SOURCE: Gen Bikram Singh / THE WEEK
Gen Bipin Rawat’s selection as the next Chief of the Indian Army has once again got the Army embroiled in a political controversy as he would be superseding two senior Army Commanders to rise to the pinnacle of organisational hierarchy. While there are precedents of such supersession, a deviation from the general trend of respecting seniority was bound to stir an indecorous debate.
Mercifully, given the dignified stance of the two officers being passed over and the mature media reportage, the controversy has begun to peter out.
It is the government’s prerogative to select the Army Chief from the five senior-most officers eligible for the post. As per norms, the dossiers of the eligible officers are forwarded on detailed scrutiny by the ministry of defence (MoD) to the appointments committee for selection. The system is foolproof and invariably, the recommendations of the defence ministry prevail.
As compared to the other two Army Commanders, who undoubtedly also possess illustrious credentials, Lt Gen Bipin Rawat, as per the MoD, had an edge owing to his vast experience in the asymmetric operations in the Kashmir valley, our north eastern states and the United Nations mission in the Democratic Republic of Congo.
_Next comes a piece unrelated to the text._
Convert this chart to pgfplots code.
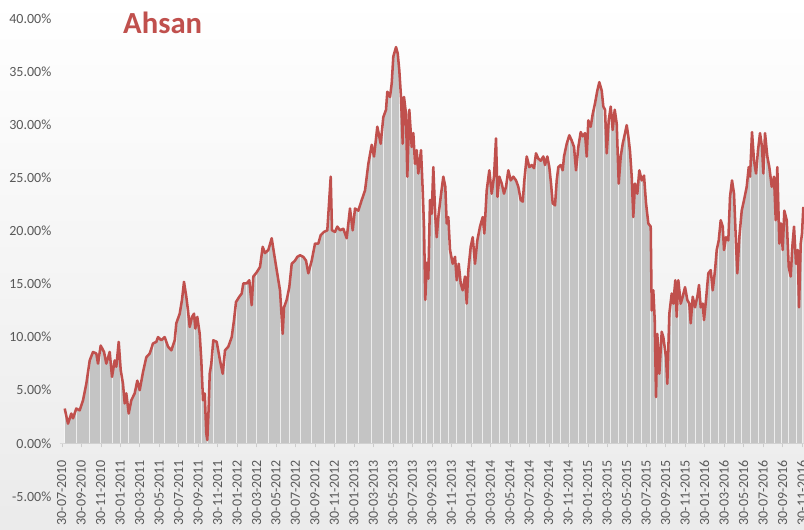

Expertise in this field is necessary to not only allow the continuity in our counter proxy war and counterinsurgency operations, but also give the government options to up the ante along the Line of Control (LoC), should that be necessary.
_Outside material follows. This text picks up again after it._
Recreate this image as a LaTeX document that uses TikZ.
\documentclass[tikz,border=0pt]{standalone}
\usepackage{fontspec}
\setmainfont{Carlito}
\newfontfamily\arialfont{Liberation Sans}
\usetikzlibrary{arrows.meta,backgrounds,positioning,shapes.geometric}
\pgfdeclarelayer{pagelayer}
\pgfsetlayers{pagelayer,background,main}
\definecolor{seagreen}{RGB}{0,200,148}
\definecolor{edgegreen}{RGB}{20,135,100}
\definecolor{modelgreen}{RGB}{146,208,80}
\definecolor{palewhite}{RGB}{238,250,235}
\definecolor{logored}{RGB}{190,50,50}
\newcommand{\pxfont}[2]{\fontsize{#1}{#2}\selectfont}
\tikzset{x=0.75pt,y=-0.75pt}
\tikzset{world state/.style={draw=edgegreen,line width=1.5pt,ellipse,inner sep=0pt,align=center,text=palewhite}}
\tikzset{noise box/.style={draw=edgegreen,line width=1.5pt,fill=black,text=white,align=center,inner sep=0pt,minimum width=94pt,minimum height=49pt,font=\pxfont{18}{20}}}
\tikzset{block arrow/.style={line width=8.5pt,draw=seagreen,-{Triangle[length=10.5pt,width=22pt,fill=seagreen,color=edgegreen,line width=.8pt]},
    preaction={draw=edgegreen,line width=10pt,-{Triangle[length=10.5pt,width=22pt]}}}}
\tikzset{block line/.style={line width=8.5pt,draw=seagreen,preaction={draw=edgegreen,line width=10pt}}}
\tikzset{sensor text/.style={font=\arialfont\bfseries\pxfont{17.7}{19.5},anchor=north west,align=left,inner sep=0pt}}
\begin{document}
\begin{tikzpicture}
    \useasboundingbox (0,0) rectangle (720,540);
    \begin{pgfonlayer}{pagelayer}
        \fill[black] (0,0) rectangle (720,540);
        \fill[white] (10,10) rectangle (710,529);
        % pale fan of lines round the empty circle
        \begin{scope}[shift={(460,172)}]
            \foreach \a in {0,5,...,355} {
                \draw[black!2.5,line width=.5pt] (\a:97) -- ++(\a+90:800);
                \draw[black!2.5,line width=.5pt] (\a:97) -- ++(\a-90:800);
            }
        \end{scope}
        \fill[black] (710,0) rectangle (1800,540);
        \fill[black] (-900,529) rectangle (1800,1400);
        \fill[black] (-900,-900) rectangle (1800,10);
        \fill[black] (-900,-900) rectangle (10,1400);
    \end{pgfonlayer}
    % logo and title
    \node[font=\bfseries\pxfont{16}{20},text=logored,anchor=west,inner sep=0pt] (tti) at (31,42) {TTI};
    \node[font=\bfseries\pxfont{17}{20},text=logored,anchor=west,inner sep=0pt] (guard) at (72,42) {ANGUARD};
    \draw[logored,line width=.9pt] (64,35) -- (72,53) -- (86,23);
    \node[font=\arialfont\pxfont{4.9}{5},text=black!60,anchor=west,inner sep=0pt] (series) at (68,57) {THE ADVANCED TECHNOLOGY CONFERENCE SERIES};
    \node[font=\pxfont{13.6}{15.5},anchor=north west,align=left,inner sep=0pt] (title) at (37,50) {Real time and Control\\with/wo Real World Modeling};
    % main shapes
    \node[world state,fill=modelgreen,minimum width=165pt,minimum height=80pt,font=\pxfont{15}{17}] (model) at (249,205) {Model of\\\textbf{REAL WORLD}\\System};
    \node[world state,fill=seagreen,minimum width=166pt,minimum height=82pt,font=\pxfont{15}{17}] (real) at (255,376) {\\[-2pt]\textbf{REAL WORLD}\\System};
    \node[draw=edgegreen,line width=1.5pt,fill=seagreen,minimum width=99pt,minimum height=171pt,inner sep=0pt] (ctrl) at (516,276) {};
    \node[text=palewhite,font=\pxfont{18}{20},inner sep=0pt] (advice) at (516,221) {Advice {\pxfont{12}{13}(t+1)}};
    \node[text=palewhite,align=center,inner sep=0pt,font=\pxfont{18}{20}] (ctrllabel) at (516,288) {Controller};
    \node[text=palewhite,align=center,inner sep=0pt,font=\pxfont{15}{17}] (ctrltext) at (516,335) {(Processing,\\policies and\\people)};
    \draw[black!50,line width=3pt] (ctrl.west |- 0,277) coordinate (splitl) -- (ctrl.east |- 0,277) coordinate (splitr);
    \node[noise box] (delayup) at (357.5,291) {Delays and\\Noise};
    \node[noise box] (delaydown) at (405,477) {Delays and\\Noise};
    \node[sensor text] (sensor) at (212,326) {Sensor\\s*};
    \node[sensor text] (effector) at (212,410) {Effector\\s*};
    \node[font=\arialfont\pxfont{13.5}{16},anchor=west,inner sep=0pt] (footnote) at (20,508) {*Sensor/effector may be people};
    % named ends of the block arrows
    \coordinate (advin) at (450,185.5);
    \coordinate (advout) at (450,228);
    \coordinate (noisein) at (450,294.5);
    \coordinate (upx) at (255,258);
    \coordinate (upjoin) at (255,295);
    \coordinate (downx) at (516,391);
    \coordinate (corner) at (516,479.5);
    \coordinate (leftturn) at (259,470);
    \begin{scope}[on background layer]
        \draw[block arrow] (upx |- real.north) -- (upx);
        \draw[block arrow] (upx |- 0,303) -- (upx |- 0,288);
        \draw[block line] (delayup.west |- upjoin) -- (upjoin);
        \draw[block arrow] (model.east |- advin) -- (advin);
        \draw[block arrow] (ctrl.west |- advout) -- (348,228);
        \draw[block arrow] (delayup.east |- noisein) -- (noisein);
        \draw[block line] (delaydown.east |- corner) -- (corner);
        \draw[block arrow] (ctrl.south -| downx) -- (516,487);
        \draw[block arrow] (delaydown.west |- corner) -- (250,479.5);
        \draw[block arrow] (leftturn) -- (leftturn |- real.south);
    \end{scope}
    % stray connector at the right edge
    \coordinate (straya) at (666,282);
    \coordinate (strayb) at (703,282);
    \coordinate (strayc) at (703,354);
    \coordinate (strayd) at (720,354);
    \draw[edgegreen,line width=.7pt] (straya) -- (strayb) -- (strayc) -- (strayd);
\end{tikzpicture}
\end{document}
Given his professional credentials and intellectual prowess, the Chief designate would be well placed to deal with all operational contingencies, even in the worst possible two-front scenario, wherein both China and Pakistan may pose conventional threat to our territorial integrity.
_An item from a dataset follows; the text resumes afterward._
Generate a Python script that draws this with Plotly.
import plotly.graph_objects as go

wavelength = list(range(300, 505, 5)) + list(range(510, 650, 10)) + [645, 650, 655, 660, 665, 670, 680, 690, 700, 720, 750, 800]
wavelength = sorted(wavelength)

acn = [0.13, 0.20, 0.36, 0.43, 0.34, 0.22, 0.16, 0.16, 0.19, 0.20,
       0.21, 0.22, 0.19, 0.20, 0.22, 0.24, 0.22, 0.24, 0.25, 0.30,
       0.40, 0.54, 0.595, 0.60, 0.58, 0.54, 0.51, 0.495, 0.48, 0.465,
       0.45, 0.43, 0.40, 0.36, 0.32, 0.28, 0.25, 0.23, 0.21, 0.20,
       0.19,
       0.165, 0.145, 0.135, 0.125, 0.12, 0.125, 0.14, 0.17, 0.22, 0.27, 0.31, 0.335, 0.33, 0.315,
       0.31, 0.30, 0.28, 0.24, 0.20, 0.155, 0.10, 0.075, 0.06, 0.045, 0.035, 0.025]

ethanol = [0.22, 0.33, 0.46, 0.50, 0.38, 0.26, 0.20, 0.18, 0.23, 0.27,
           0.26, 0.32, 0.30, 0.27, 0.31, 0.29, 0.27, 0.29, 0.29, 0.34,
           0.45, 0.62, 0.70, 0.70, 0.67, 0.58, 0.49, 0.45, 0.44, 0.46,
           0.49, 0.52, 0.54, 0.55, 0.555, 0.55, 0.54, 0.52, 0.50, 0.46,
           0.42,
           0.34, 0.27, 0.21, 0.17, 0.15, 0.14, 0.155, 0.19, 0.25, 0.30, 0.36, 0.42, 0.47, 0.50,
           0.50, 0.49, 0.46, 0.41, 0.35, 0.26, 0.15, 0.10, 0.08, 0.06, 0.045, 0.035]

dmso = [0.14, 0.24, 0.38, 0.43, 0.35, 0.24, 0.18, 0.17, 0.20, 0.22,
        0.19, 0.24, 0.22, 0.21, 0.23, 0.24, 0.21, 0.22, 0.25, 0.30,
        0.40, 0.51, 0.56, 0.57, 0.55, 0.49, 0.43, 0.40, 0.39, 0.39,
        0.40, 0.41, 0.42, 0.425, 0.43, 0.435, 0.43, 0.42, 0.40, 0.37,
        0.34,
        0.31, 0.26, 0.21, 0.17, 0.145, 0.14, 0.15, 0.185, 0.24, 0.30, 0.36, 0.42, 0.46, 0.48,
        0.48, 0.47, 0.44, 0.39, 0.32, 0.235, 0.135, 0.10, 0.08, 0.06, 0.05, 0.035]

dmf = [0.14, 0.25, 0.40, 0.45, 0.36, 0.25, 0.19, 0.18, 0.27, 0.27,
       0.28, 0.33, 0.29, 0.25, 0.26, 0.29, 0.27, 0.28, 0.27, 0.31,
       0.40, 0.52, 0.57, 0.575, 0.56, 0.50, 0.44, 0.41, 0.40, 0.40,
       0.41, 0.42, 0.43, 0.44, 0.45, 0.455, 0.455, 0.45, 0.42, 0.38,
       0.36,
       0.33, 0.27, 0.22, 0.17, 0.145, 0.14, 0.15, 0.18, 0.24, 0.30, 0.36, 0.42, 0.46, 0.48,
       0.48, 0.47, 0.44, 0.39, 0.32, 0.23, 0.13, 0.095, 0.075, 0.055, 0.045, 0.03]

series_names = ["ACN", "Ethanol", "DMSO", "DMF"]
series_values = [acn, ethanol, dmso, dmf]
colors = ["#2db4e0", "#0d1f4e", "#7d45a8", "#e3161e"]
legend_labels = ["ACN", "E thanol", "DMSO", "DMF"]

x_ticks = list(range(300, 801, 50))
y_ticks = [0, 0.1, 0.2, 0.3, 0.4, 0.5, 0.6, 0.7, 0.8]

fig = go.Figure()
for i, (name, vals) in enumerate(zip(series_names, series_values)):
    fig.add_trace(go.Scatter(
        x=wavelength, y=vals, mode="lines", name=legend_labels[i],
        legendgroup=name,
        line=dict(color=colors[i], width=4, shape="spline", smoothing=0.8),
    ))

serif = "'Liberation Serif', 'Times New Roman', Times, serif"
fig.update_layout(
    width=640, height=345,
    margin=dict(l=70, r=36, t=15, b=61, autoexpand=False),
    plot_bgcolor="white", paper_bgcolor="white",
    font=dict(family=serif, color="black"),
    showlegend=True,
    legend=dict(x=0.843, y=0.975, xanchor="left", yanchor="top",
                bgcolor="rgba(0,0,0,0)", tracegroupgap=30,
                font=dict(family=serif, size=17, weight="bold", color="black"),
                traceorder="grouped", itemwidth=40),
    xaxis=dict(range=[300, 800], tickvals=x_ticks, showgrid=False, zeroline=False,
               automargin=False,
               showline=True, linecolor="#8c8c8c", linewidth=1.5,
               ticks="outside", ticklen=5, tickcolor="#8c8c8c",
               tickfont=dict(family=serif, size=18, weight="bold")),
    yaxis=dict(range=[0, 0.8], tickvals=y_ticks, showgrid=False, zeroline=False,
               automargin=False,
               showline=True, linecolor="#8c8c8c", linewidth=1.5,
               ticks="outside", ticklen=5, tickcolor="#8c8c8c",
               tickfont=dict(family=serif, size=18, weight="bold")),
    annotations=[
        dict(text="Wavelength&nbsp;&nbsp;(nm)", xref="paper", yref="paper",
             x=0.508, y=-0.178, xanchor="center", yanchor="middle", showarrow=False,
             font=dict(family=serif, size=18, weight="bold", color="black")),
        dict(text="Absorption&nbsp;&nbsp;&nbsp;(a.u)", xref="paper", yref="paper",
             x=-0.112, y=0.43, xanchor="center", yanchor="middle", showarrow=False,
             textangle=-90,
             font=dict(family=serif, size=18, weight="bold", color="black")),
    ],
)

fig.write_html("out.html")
However, living up to the national aspirations would be his foremost challenge. A nation that went into euphoria post the surgical strikes of September 2016 will expect much more from him. A revitalised response mechanism along the LoC to expeditiously detect, discern and destroy inimical movements would be necessary.
Moreover, a versatile quid pro quo punitive capability to respond to Nagrota type of carnage, in a favourable time frame with compatible media coverage, would also have to be put in place. With the government’s proactive stance on dealing with terrorism, a proposal in this regard would certainly be welcomed by the MoD.
Keeping the Army out of political controversies would be another challenge. Since September 2016, the Army has been dragged into three such controversies. In addition to the current controversy, the other two pertain to the surgical strikes and the alleged coup in West Bengal. A reinvigorated public information mechanism at the Army Headquarters with additional staff and state-of-the-art technology to feed the media on real-time basis would be a shot in the arm for effective perception management.
Moreover, while respecting the government’s directives and strategic guidance, he will have to disallow any uncalled for external interference in the conduct of operations and internal functioning of the Army.
Dealing effectively with the rumours that have been rife since the announcement is another challenge meriting immediate action. Some wedge-driving rumours have the potential to seriously impinge on the organisation’s cohesion and its secular credentials. Besides an advisory, regular interaction with all ranks during visits to various cantonments and Army stations will help put things in perspective. The esteem needs of the senior Army Commanders, who are slated for supersession, will also have to be addressed suitably. One hears through the grapevine that the government is already mulling over some options.
I wish the 27th Indian Army Chief the very best!